Suppose I want all the male samples as one subset and all the females as another. Because the males and females are grouped within the data set I could use row slicing to do it:

female_sample <- my_sample[11:20,] #rows 11-20

but what if that wasn’t the case? We can use the value in the column to decide whether to select it.

males <- my_sample$sex == "M"
males

This gives a variable that is the same length as the column and consists only of false or true values depending on whether the value was “M” or not, and we can use this variable when we slice the data frame. The logical value means that we select the row if the value in ‘males‘ are ‘TRUE‘.

male_sample <- my_sample[males,]
head(male_sample) # head displays just the top few rows.
head(male_sample, 3) # or we can be specific about how many

We can look at a particular row and column using:

my_sample$weight[4]
my_sample[[3]][4] # third column (weight), fourth row

which is good if we suddenly discover from our lab notebook that this particular value is incorrect, because we can read a single value directly into that place without affecting the rest of the data frame.

my_sample$weight[4] <- 900.2154

The next stage is that I want to add the weight:length ratio to the data. I can calculate the values using the existing columns and then put the results into a new column that I create at the same time:

my_sample$ratio <- my_sample$weight / my_sample$length
head(my_sample)

I can also do the same thing if I need to change an existing column. Suppose I have multiple samples and I need to renumber the sample IDs to avoid confusion.

my_sample$sample_id <- my_sample$sample_id+100
head(my_sample)

Now I want to add some new data to the bottom of the data frame. First I’m going to add a row using a method that works, and then I’ll cover one of the surprises that R can spring on you.

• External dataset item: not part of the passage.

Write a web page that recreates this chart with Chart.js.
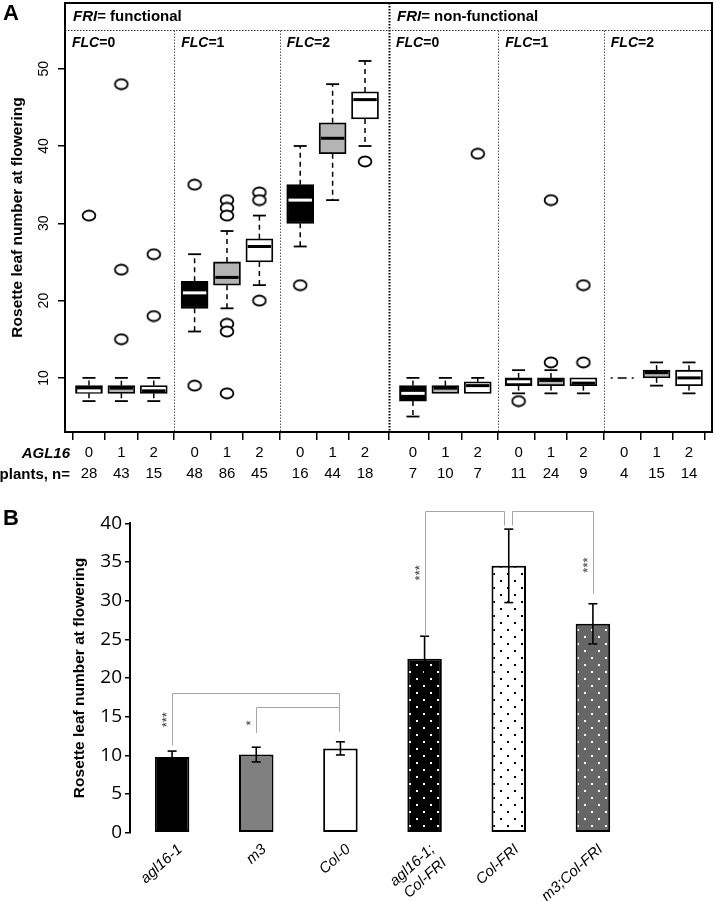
<!DOCTYPE html>
<html lang="en">
<head>
  <meta charset="UTF-8">
  <title>Rosette leaf number at flowering</title>
  <style>
    body {
      margin: 0;
      background: #fff;
      font-family: "Liberation Sans", Arial, sans-serif;
    }
    .page {
      position: relative;
      width: 714px;
      height: 901px;
    }
    .panel-label {
      position: absolute;
      left: 3px;
      font-weight: bold;
      font-size: 22px;
      line-height: 22px;
    }
    canvas {
      position: absolute;
      left: 0;
    }
  </style>
  <script src="https://cdn.jsdelivr.net/npm/chart.js@4.4.1/dist/chart.umd.min.js"></script>
</head>
<body>
  <div class="page">
    <canvas id="boxChart" width="714" height="500" style="top:0"></canvas>
    <canvas id="barChart" width="714" height="401" style="top:500px"></canvas>
    <div class="panel-label" style="top:2px">A</div>
    <div class="panel-label" style="top:507px">B</div>
  </div>

  <script>
    // ---- Panel A: boxplot summaries (FRI x FLC groups, 3 AGL16 copy numbers each) ----
    const agl16Copies = ['0', '1', '2'];
    const flcGroups = ['0', '1', '2', '0', '1', '2'];
    const friGroups = ['functional', 'non-functional'];
    const plantsN = [28, 43, 15, 48, 86, 45, 16, 44, 18, 7, 10, 7, 11, 24, 9, 4, 15, 14];
    const whiskerLow = [7, 7, 7, 16, 19, 22, 27, 33, 40, 5, 8, 8, 8, 8, 8, 10, 9, 8];
    const boxLow = [8, 8, 8, 19, 22, 25, 30, 39, 43.5, 7, 8, 8, 9, 9, 9, 10, 10, 9];
    const boxMedian = [8, 9, 8, 21, 23, 27, 33, 41, 46, 8, 9, 9, 9.5, 10, 9, 10, 11, 10];
    const boxHigh = [9, 9, 9, 22.5, 25, 28, 35, 43, 47, 9, 9, 9.5, 10, 10, 10, 10, 11, 11];
    const whiskerHigh = [10, 10, 10, 26, 29, 31, 40, 48, 51, 10, 10, 10, 11, 11, 10, 10, 12, 12];
    const outlierValues = [
      [31], [48, 24, 15], [26, 18],
      [35, 9], [33, 32, 31, 17, 16, 8], [34, 33, 20],
      [22], [], [38],
      [], [], [39],
      [7], [12, 33], [12, 22],
      [], [], []
    ];
    const yTicksA = [10, 20, 30, 40, 50];

    // ---- Panel B: mean leaf number +/- sd per line ----
    const strains = ['agl16-1', 'm3', 'Col-0', ['agl16-1;', 'Col-FRI'], 'Col-FRI', 'm3;Col-FRI'];
    const meanLeaves = [9.8, 10.1, 10.9, 22.5, 34.5, 27.0];
    const sdLeaves = [0.75, 0.95, 0.85, 2.9, 4.75, 2.6];
    const yTicksB = [0, 5, 10, 15, 20, 25, 30, 35, 40];
    // significance brackets: tested line vs its control
    const sigTest = [0, 1, 3, 5];
    const sigControl = [2, 2, 4, 4];
    const sigLabel = ['***', '*', '***', '***'];
    const sigLevel = [18.1, 16.2, 41.6, 41.6];
    const sigTestEnd = [11.3, 12.9, 25.4, 30.9];
    const sigControlEnd = [13.1, 13.1, 39.7, 39.7];
    const sigStarAt = [14.6, 14.2, 33.6, 34.6];

    const FONT = '"Liberation Sans", Arial, sans-serif';
    Chart.defaults.font.family = FONT;
    Chart.defaults.color = '#000';

    // x position of box i: groups of three, a little extra gap between FRI halves
    const boxX = i => Math.floor(i / 3) * 3.26 + (i % 3) + (i >= 9 ? 0.22 : 0);

    function seg(ctx, x1, y1, x2, y2) {
      ctx.beginPath();
      ctx.moveTo(x1, y1);
      ctx.lineTo(x2, y2);
      ctx.stroke();
    }

    function richText(ctx, parts, x, y, size) {
      parts.forEach(([txt, italic]) => {
        ctx.font = (italic ? 'italic ' : '') + 'bold ' + size + 'px ' + FONT;
        ctx.fillText(txt, x, y);
        x += ctx.measureText(txt).width;
      });
    }

    // open circle, slightly wider than tall like the figure
    const ring = document.createElement('canvas');
    ring.width = 16;
    ring.height = 13;
    (function () {
      const c = ring.getContext('2d');
      c.beginPath();
      c.ellipse(8, 6.5, 6.4, 5, 0, 0, Math.PI * 2);
      c.fillStyle = '#fff';
      c.fill();
      c.lineWidth = 1.8;
      c.strokeStyle = '#000';
      c.stroke();
    })();

    const boxFills = ['#000000', '#b4b4b4', '#ffffff'];
    const boxDatasets = agl16Copies.map((copy, k) => ({
      type: 'bar',
      label: 'AGL16 = ' + copy,
      data: boxMedian.map((_, i) => i).filter(i => i % 3 === k)
        .map(i => ({ x: boxX(i), y: [boxLow[i], boxHigh[i]] })),
      backgroundColor: boxFills[k],
      borderColor: '#000',
      borderWidth: 1.8,
      borderSkipped: false,
      barThickness: 27,
      grouped: false,
      order: 2
    }));

    const outlierPoints = [];
    outlierValues.forEach((vals, i) => vals.forEach(v => outlierPoints.push({ x: boxX(i), y: v })));

    const boxParts = {
      id: 'boxParts',
      beforeDatasetsDraw(chart) {
        const { ctx, chartArea: a, scales: { x, y } } = chart;
        const headY = Math.round(y.getPixelForValue(55)) + 0.5;
        ctx.save();
        ctx.setLineDash([1.5, 1.5]);
        for (let g = 0; g < 5; g++) {
          const sx = Math.round((x.getPixelForValue(boxX(3 * g + 2)) + x.getPixelForValue(boxX(3 * g + 3))) / 2) + 0.5;
          const middle = g === 2;
          ctx.strokeStyle = middle ? '#000' : '#555';
          ctx.lineWidth = middle ? 2 : 1;
          seg(ctx, sx, middle ? a.top : headY, sx, a.bottom);
        }
        ctx.strokeStyle = '#333';
        ctx.lineWidth = 1;
        seg(ctx, a.left, headY, a.right, headY);
        ctx.restore();
      },
      afterDatasetsDraw(chart) {
        const { ctx, scales: { x, y } } = chart;
        const half = 13.5, staple = 6.5;
        ctx.save();
        boxMedian.forEach((m, i) => {
          const px = x.getPixelForValue(boxX(i));
          const yLo = y.getPixelForValue(whiskerLow[i]);
          const yQ1 = y.getPixelForValue(boxLow[i]);
          const yQ3 = y.getPixelForValue(boxHigh[i]);
          const yHi = y.getPixelForValue(whiskerHigh[i]);
          let yMed = y.getPixelForValue(m);
          ctx.strokeStyle = '#000';
          ctx.lineWidth = 1.5;
          ctx.setLineDash([5, 4]);
          if (whiskerHigh[i] > boxHigh[i]) seg(ctx, px, yQ3, px, yHi);
          if (whiskerLow[i] < boxLow[i]) seg(ctx, px, yQ1, px, yLo);
          ctx.setLineDash([]);
          ctx.lineWidth = 1.8;
          if (whiskerHigh[i] > boxHigh[i]) seg(ctx, px - staple, yHi, px + staple, yHi);
          if (whiskerLow[i] < boxLow[i]) seg(ctx, px - staple, yLo, px + staple, yLo);
          if (boxLow[i] === boxHigh[i]) {
            ctx.lineWidth = 1.5;
            ctx.setLineDash([2, 5, 9, 5]);
            seg(ctx, px - half, yMed, px + half, yMed);
            ctx.setLineDash([]);
          } else {
            yMed = Math.min(Math.max(yMed, yQ3 + 2.5), yQ1 - 2.5);
            ctx.lineWidth = 3;
            ctx.strokeStyle = i % 3 === 0 ? '#fff' : '#000';
            seg(ctx, px - half + 1.8, yMed, px + half - 1.8, yMed);
          }
        });
        ctx.restore();
      },
      afterDraw(chart) {
        const { ctx, chartArea: a, scales: { x, y } } = chart;
        const headY = y.getPixelForValue(55);
        ctx.save();
        ctx.strokeStyle = '#000';
        ctx.lineWidth = 2;
        ctx.strokeRect(a.left, a.top, a.right - a.left, a.bottom - a.top);

        ctx.fillStyle = '#000';
        ctx.textBaseline = 'alphabetic';
        ctx.textAlign = 'left';
        const bounds = [a.left];
        for (let g = 0; g < 5; g++) {
          bounds.push((x.getPixelForValue(boxX(3 * g + 2)) + x.getPixelForValue(boxX(3 * g + 3))) / 2);
        }
        friGroups.forEach((f, h) => {
          richText(ctx, [['FRI', true], ['= ' + f, false]], bounds[h * 3] + 8, a.top + 18, 15);
        });
        flcGroups.forEach((f, g) => {
          richText(ctx, [['FLC', true], ['=' + f, false]], bounds[g] + 7, headY + 17, 14);
        });

        ctx.textAlign = 'right';
        ctx.font = 'italic bold 15px ' + FONT;
        ctx.fillText('AGL16', 70, x.top + 26);
        ctx.font = 'bold 15px ' + FONT;
        ctx.fillText('plants, n=', 70, x.top + 47);
        ctx.restore();
      }
    };

    new Chart(document.getElementById('boxChart'), {
      type: 'bar',
      data: {
        datasets: [
          ...boxDatasets,
          {
            type: 'scatter',
            label: 'outliers',
            data: outlierPoints,
            pointStyle: ring,
            pointRadius: 6,
            order: 1
          }
        ]
      },
      options: {
        responsive: false,
        animation: false,
        layout: { autoPadding: false, padding: { top: 3, right: 2, left: 0, bottom: 0 } },
        plugins: { legend: { display: false }, tooltip: { enabled: false } },
        scales: {
          x: {
            type: 'linear',
            min: -0.74,
            max: 19.23,
            offset: false,
            afterBuildTicks: s => { s.ticks = plantsN.map((_, i) => ({ value: boxX(i) })); },
            afterFit: s => { s.height = 68; s.paddingLeft = 0; s.paddingRight = 0; },
            grid: { drawOnChartArea: false, drawTicks: true, tickLength: 8, color: '#000', lineWidth: 1.5 },
            border: { display: false },
            ticks: {
              autoSkip: false,
              minRotation: 0,
              maxRotation: 0,
              padding: 2,
              color: '#000',
              font: { size: 15, lineHeight: 1.4 },
              callback: (v, i) => [agl16Copies[i % 3], String(plantsN[i])]
            }
          },
          y: {
            min: 3,
            max: 58.5,
            afterBuildTicks: s => { s.ticks = yTicksA.map(v => ({ value: v })); },
            afterFit: s => { s.width = 65; s.paddingTop = 0; s.paddingBottom = 0; },
            grid: { drawOnChartArea: false, tickLength: 7, color: '#000', lineWidth: 1.5 },
            border: { display: false },
            ticks: { minRotation: 90, maxRotation: 90, crossAlign: 'center', padding: 6, color: '#000', font: { size: 14 } },
            title: {
              display: true,
              text: 'Rosette leaf number at flowering',
              color: '#000',
              font: { size: 15.5, weight: 'bold' },
              padding: { top: 8, bottom: 0 }
            }
          }
        }
      },
      plugins: [boxParts]
    });

    // ---- Panel B ----
    const barCtx = document.getElementById('barChart').getContext('2d');

    function dotted(bg, dot) {
      const c = document.createElement('canvas');
      c.width = 14;
      c.height = 14;
      const g = c.getContext('2d');
      g.fillStyle = bg;
      g.fillRect(0, 0, 14, 14);
      g.fillStyle = dot;
      g.fillRect(3, 3, 2, 2);
      g.fillRect(10, 10, 2, 2);
      return barCtx.createPattern(c, 'repeat');
    }

    const barFills = ['#000000', '#808080', '#ffffff',
      dotted('#000000', '#ffffff'), dotted('#ffffff', '#000000'), dotted('#666666', '#ffffff')];

    const errorBars = {
      id: 'errorBars',
      afterDatasetsDraw(chart) {
        const { ctx, scales: { x, y } } = chart;
        ctx.save();
        ctx.strokeStyle = '#000';
        ctx.lineWidth = 1.6;
        meanLeaves.forEach((m, i) => {
          const px = x.getPixelForValue(i);
          const yTop = y.getPixelForValue(m + sdLeaves[i]);
          const yBot = y.getPixelForValue(m - sdLeaves[i]);
          seg(ctx, px, yTop, px, yBot);
          seg(ctx, px - 4.5, yTop, px + 4.5, yTop);
          seg(ctx, px - 4.5, yBot, px + 4.5, yBot);
        });

        // significance brackets
        ctx.strokeStyle = '#a6a6a6';
        ctx.lineWidth = 1;
        sigTest.forEach((t, j) => {
          const c = sigControl[j];
          const shared = sigControl.filter((cc, k) => cc === c && sigLevel[k] === sigLevel[j]).length > 1;
          const shift = shared ? (t < c ? -4 : 4) : 0;
          const tx = Math.round(x.getPixelForValue(t)) + 0.5;
          const cx = Math.round(x.getPixelForValue(c) + shift) - 0.5;
          const yl = Math.round(y.getPixelForValue(sigLevel[j])) + 0.5;
          ctx.beginPath();
          ctx.moveTo(tx, y.getPixelForValue(sigTestEnd[j]));
          ctx.lineTo(tx, yl);
          ctx.lineTo(cx, yl);
          ctx.lineTo(cx, y.getPixelForValue(sigControlEnd[j]));
          ctx.stroke();

          ctx.save();
          ctx.translate(tx - 5, y.getPixelForValue(sigStarAt[j]));
          ctx.rotate(-Math.PI / 2);
          ctx.fillStyle = '#333';
          ctx.font = '13px ' + FONT;
          ctx.textAlign = 'center';
          ctx.textBaseline = 'middle';
          ctx.fillText(sigLabel[j], 0, 0);
          ctx.restore();
        });
        ctx.restore();
      }
    };

    new Chart(barCtx, {
      type: 'bar',
      data: {
        labels: strains,
        datasets: [{
          label: 'Rosette leaf number at flowering',
          data: meanLeaves,
          backgroundColor: barFills,
          borderColor: '#000',
          borderWidth: 2,
          borderSkipped: false,
          barPercentage: 0.41,
          categoryPercentage: 1
        }]
      },
      options: {
        responsive: false,
        animation: false,
        layout: { autoPadding: false, padding: { top: 23.3, right: 79, left: 0, bottom: 0 } },
        plugins: { legend: { display: false }, tooltip: { enabled: false } },
        scales: {
          x: {
            grid: { display: false, drawTicks: false },
            border: { display: false },
            afterFit: s => { s.height = 68.3; s.paddingLeft = 0; s.paddingRight = 0; },
            ticks: {
              autoSkip: false,
              minRotation: 42,
              maxRotation: 42,
              padding: 8,
              labelOffset: 8,
              color: '#000',
              font: { size: 15, style: 'italic', lineHeight: 1.2 }
            }
          },
          y: {
            min: 0,
            max: 40,
            afterBuildTicks: s => { s.ticks = yTicksB.map(v => ({ value: v })); },
            afterFit: s => { s.width = 130; s.paddingTop = 0; s.paddingBottom = 0; },
            grid: { drawOnChartArea: false, tickLength: 5, color: '#000', lineWidth: 1.5 },
            border: { display: true, color: '#000', width: 2 },
            ticks: { padding: 3, color: '#000', font: { family: '"Open Sans", sans-serif', size: 19 } },
            title: {
              display: true,
              text: 'Rosette leaf number at flowering',
              color: '#000',
              font: { size: 15.5, weight: 'bold' },
              padding: { top: 70, bottom: 0 }
            }
          }
        }
      },
      plugins: [errorBars]
    });
  </script>
</body>
</html>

mean(my_sample$length) # just testing
new_row <- list(121, 18.72391, 710.1846, 1, "F", 710.1846/18.72391)
my_sample <- rbind(my_sample, new_row)
mean(my_sample$length) # still works
tail(my_sample) # bottom few rows

The two lines doing the work here are the second and third. First I create the data for a new row using the list() function, and then use the rbind() function (which stands for row bind) to add it to the bottom of the data frame. The list() function is the critical part as we’ll see later. Now for the gotcha. I try to add a new row:

new_row2 <- c(122, 17.99321, 698.7815, 1, "F", 698.7815/17.99321)
my_sample <- rbind(my_sample,new_row2)

This time I’m using the c() function. It seems to have worked, but if I try to find the mean of my length column I get an error:

mean(my_sample$length) # gives error

So we might think we can remove the ‘bad’ row and have a rethink:

my_sample <- my_sample[1:21,]
mean(my_sample$length)

but that still doesn’t work. We then take a look at the row we added and find that R has converted the values to text.

new_row2
class(new_row2) # class tells what data type the variable is

That’s because the c() function needs data that’s all of the same type. R got around the problem by converting the other values into text without telling us, although we should at least be grateful it did the calculation for the ratio before the conversion. That’s called ‘type coercion’ by R or ‘casting’ by programmers, but why can’t we calculate the mean even though we’ve deleted the bad row?

str(my_sample)

See where it says ‘chr’? R wants all the values in a single column to be the same data type so it’s converted each of the columns to text as well. So that little ‘c’ in the second example of adding a row has had the effect of basically converting our entire data frame to text values rather than numbers. Depending on the size and importance of our data set that’s either an ‘oopsie’ or a moment of sheer blind panic. The good news is that we can switch it back.

my_sample$sample_id <- as.integer(my_sample$sample_id)
my_sample$length <- as.numeric(my_sample$length)
my_sample$weight <- as.numeric(my_sample$weight)
my_sample$site <- as.factor(my_sample$site)
my_sample$ratio <- as.numeric(my_sample$ratio)

These ‘as.type‘ functions convert from one data type to another (where possible), and can get us out of trouble if R does some type coercion in the background without us noticing. R has its quirks, but it’s a powerful package and well worth spending some time on if you need to move beyond basic statistics.